Anne-Katrin Titze (in the Yigal Azrouël green dress) with David Schwartz, Stephanie Zacharek, and Nicholas Haden-Guest on the First Time Fest red carpet
Anne-Katrin Titze (in the Yigal Azrouël green dress) with David Schwartz, Stephanie Zacharek, and Nicholas Haden-Guest on the First Time Fest red carpet Photo: Ed Bahlman

“For about 14 months leading up to the 2016 election, I filmed with André for The Gospel According to André, the documentary about his life. From the start, he was everything he tends to be described as -- larger than life, operatic, glamorous, hilarious. He'd admiringly declare a stranger's bowl haircut to be just like a serf's in 12th-century Europe. ‘Maaahvelous!’ he'd roar. Then he'd punctuate the whole thing with a swoosh of his ruby-red caftan. His laugh was more like a scream.

“What emerged over the course of shooting was another side. André was also tender and sensitive, and he needed and could exude quietude. His house in Westchester had a front porch that reminded him of his childhood in Durham, NC. He'd sit there and commune with the bunnies and notice how the leaves on the Japanese maple in his front yard were starting to change colour. There was something transcendent about his capacity for wonder. ‘Beauty can be a flower,’ he said. ‘It can be a gesture. It can be so many things.’ He embraced it all, from the pressed sheets at the Ritz in Paris and his closet full of Hermès boxes, to the chocolate milkshakes from his local diner. Sometimes this awe was tinged with sorrow. Once, when asked where to find safe spaces today, he responded ‘the safest space is going to be in your mind.’ His imagination was a place of both joy and respite from a world that could be cruel.

André Leon Talley’s Little Black Dress book
André Leon Talley’s Little Black Dress book Photo: Anne-Katrin Titze

“Reading some of the obituaries, I feel sad when I see the phrase ‘no next of kin.’ But I don't think it's really true. Once, when André was speaking to a crowd of students, a young Black man in the audience stood up and said: ‘Mr. Talley, I've wanted to work in fashion my whole life. My parents don't think what I do is real.

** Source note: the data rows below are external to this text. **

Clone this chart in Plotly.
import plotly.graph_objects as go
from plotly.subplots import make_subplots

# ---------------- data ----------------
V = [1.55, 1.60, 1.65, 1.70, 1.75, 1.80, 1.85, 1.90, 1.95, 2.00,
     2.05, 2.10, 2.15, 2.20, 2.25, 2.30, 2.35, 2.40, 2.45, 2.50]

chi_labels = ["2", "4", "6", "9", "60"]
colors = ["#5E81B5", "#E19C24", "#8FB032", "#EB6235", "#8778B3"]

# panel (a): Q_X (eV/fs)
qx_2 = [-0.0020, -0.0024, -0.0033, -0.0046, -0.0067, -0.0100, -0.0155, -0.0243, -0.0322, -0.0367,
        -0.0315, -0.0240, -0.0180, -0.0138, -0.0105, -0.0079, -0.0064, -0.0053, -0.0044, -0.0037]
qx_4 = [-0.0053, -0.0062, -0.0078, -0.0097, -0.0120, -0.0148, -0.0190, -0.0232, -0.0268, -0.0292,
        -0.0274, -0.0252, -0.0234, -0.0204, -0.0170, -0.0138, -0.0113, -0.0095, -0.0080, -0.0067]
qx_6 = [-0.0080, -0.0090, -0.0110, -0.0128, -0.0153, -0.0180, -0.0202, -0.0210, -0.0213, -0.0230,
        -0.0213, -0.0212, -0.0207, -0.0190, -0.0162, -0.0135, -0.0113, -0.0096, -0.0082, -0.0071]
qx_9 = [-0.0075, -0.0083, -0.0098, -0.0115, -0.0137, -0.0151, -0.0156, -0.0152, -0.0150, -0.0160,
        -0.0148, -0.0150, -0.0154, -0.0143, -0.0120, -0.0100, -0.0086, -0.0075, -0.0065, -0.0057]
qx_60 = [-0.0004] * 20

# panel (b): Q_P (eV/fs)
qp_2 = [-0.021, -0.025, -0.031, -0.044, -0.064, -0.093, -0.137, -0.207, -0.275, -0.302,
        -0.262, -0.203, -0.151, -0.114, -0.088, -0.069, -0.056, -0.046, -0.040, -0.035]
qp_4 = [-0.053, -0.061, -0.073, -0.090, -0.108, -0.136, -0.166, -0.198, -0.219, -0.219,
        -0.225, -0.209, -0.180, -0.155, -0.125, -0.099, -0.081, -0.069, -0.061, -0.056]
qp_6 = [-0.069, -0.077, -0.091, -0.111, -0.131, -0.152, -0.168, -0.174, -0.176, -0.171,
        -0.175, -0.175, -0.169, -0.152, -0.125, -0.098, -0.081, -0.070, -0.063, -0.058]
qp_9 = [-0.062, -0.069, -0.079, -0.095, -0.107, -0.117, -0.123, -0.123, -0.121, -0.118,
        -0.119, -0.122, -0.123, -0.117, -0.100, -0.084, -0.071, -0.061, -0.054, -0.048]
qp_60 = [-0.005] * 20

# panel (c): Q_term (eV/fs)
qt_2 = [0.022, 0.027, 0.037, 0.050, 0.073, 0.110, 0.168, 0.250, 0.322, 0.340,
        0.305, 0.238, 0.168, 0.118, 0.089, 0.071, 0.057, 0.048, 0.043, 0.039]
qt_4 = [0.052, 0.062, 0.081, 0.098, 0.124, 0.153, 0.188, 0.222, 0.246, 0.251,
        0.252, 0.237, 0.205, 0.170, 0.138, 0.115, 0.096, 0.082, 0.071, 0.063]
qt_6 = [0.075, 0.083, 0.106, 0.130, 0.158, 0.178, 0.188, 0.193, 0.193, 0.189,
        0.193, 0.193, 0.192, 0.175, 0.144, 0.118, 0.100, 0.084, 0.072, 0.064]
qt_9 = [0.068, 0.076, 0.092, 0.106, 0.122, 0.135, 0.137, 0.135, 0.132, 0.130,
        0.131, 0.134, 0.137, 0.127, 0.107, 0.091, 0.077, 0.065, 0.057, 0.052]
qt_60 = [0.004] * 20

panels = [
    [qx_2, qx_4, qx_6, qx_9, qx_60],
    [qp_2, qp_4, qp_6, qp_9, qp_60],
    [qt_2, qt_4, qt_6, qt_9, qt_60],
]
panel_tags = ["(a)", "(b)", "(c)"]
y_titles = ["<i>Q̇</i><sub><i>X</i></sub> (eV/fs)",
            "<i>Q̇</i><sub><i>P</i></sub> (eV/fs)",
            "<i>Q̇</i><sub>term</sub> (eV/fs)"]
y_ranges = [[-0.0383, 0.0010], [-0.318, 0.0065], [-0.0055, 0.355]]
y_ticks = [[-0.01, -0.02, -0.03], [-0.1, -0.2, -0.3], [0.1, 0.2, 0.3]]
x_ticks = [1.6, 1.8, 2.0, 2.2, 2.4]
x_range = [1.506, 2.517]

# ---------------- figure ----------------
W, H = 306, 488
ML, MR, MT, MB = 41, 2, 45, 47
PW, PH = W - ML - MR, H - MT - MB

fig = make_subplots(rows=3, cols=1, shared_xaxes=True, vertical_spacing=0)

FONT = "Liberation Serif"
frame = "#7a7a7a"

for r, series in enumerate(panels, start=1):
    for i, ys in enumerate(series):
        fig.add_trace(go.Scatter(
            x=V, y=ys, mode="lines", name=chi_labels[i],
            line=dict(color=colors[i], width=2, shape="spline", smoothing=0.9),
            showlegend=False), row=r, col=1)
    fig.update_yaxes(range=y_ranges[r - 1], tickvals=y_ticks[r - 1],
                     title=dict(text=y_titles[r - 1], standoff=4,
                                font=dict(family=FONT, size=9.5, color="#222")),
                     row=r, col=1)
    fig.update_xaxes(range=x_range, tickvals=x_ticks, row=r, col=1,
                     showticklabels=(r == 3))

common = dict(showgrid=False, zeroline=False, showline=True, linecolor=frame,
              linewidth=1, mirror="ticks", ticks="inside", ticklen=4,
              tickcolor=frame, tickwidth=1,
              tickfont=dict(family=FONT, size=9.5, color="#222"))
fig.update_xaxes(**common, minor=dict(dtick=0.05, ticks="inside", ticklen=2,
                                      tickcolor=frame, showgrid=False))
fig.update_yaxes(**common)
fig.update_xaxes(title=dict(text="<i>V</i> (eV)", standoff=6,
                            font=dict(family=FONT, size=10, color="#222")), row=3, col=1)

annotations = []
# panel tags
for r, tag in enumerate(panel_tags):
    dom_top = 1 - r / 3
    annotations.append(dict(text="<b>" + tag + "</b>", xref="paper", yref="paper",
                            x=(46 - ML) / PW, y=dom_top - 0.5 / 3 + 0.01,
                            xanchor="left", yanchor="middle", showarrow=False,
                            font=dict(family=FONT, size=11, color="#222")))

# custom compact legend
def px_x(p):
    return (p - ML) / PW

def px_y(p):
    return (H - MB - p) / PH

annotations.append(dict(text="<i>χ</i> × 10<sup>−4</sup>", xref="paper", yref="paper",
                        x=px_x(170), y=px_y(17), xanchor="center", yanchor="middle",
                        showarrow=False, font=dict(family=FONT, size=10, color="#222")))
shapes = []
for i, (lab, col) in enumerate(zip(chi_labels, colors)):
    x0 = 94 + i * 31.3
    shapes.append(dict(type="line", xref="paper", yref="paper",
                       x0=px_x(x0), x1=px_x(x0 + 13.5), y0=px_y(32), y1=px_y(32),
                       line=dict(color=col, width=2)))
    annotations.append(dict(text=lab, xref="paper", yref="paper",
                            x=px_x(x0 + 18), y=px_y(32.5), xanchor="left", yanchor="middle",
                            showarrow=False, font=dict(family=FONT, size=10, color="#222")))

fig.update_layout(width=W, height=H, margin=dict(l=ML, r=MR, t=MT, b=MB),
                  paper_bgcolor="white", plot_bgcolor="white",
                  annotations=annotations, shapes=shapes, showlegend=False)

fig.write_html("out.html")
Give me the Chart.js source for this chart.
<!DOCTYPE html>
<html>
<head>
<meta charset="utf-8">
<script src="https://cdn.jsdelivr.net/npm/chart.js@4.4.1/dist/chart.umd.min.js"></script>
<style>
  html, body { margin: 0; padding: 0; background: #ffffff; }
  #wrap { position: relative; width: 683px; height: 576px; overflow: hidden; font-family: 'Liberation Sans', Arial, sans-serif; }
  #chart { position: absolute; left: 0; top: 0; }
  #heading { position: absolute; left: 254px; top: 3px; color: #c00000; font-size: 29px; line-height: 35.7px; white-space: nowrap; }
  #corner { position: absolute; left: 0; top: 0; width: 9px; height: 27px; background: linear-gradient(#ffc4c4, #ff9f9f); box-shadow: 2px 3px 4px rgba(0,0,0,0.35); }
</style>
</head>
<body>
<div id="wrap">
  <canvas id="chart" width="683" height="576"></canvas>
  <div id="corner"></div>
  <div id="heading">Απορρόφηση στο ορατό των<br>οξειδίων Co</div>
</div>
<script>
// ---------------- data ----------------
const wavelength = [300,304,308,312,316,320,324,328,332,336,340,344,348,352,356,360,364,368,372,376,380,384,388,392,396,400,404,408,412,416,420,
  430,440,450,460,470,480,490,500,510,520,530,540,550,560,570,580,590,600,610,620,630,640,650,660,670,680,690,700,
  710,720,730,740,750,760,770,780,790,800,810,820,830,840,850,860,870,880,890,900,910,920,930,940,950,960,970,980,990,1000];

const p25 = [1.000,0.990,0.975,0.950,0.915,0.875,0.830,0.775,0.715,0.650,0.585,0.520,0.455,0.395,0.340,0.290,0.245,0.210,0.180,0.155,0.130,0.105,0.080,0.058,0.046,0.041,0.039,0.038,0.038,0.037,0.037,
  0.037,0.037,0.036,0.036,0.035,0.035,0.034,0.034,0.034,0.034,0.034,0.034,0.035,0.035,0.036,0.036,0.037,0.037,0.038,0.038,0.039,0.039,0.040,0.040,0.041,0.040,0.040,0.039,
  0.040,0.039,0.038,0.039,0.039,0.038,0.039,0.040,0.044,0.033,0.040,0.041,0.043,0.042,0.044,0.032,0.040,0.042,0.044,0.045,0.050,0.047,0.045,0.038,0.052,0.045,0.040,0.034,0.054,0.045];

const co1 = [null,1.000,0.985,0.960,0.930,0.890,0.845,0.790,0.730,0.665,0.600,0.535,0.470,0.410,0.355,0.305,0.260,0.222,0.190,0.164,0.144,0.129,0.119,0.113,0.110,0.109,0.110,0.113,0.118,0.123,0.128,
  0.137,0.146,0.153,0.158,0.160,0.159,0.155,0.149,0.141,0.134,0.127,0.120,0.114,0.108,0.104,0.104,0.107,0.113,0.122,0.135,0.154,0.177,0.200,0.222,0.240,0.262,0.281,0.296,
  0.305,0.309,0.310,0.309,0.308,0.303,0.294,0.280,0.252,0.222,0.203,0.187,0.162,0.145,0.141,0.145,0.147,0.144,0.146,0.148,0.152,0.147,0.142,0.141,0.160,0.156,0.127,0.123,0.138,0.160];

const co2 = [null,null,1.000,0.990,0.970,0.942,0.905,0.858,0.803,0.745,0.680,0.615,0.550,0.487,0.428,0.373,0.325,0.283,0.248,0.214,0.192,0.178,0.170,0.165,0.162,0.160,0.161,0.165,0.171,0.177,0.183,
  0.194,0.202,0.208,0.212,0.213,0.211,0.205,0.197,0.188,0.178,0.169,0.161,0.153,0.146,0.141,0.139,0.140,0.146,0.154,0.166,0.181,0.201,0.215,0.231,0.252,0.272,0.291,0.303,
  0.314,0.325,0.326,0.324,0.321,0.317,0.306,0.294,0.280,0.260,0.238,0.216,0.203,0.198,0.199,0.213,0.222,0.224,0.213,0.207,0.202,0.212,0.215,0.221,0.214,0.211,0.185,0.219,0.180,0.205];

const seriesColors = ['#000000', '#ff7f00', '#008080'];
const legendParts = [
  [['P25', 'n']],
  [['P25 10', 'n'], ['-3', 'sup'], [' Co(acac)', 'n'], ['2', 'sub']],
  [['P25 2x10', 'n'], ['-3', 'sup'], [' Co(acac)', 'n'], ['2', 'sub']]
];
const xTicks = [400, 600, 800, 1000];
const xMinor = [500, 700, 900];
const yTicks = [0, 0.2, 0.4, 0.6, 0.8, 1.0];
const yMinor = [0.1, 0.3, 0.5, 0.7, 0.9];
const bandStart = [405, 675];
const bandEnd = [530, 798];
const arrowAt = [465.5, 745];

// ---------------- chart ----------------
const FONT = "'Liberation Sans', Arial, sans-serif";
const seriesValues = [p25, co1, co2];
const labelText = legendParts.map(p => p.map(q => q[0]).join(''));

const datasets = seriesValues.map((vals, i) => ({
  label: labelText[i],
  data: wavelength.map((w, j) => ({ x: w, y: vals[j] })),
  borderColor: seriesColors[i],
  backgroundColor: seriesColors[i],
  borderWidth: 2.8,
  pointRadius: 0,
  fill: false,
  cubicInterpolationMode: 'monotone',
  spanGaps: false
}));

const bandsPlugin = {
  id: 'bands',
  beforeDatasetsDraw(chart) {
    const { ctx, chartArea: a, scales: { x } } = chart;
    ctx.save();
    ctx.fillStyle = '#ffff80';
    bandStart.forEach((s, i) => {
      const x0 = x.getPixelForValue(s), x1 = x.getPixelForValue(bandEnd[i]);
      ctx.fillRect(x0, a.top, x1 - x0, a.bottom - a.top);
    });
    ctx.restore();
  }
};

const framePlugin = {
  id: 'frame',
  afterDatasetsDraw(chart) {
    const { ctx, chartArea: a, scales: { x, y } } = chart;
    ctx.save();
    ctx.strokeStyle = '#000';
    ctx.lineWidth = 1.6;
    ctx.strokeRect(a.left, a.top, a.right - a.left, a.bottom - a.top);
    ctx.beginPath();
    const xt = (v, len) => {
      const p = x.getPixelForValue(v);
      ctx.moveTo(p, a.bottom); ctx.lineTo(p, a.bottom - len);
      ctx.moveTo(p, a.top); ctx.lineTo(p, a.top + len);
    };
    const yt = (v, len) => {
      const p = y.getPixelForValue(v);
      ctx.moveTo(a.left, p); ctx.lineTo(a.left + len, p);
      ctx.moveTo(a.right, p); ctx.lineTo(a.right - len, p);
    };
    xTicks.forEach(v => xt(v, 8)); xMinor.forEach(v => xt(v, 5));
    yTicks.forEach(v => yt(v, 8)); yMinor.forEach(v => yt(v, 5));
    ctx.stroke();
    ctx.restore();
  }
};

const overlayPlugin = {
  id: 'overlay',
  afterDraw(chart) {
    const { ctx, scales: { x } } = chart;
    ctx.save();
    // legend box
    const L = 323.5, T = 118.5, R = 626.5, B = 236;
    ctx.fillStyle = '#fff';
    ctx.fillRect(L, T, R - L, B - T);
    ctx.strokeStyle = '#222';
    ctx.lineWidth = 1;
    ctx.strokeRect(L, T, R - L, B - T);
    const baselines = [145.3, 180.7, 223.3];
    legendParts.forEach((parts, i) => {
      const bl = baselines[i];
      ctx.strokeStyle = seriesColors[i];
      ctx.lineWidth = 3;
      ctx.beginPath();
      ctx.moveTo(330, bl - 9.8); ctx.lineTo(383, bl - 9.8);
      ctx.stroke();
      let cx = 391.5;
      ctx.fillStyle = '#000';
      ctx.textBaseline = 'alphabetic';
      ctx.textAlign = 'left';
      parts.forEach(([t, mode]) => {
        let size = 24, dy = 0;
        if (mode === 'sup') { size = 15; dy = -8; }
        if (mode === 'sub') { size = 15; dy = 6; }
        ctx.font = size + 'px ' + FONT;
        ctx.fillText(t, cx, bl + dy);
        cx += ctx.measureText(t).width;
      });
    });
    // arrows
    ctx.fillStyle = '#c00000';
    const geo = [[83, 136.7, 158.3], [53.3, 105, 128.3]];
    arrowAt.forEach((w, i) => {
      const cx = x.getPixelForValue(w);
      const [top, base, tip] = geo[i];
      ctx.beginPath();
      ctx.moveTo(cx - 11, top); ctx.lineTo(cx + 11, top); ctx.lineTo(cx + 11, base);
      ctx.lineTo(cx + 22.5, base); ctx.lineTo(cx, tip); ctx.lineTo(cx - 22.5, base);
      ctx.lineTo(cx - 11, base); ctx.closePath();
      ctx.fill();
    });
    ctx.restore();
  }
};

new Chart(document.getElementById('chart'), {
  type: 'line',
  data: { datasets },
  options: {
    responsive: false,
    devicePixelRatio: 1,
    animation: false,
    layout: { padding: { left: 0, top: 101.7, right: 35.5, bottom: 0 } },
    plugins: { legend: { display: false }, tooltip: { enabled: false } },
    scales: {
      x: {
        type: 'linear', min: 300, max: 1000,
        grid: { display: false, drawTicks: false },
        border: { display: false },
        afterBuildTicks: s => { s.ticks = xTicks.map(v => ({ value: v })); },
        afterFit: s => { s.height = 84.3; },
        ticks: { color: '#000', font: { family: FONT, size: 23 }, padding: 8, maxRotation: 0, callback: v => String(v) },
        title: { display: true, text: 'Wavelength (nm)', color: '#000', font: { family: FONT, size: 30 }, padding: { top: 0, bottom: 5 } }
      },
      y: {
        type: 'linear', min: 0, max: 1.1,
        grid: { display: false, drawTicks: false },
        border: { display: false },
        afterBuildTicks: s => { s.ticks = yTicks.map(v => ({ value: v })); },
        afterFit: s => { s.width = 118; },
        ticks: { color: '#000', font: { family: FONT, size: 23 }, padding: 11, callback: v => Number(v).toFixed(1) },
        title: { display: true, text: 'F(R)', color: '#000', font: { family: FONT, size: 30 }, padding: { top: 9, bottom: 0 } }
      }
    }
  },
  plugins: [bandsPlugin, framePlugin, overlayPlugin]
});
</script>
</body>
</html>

But I know that it is because I saw you do it.’ André expanded the definition of what was acceptable or even possible for a Queer, Black man from the Jim Crow South. ‘He was so many things he wasn't supposed to be,’ as Whoopi Goldberg put it. ‘And he just was.’ I like to think of his next of kin as all of the people who looked at André and saw possibility.” - Kate Novack.

Over the years, André Leon Talley appeared in a number of high-profile documentaries including Andrew Rossi’s The First Monday In May, which features Talley at the Opening Night Gala of The Metropolitan Museum of Art's Costume Institute China: Through the Looking Glass exhibition; Ebs Burnough’s The Capote Tapes on Truman Capote; Susan Lacy’s Very Ralph on Ralph Lauren; Lorna Tucker’s Westwood: Punk, Icon, Activist on Vivienne Westwood, and Michael Roberts’s Manolo: The Boy Who Made Shoes for Lizards on Manolo Blahnik.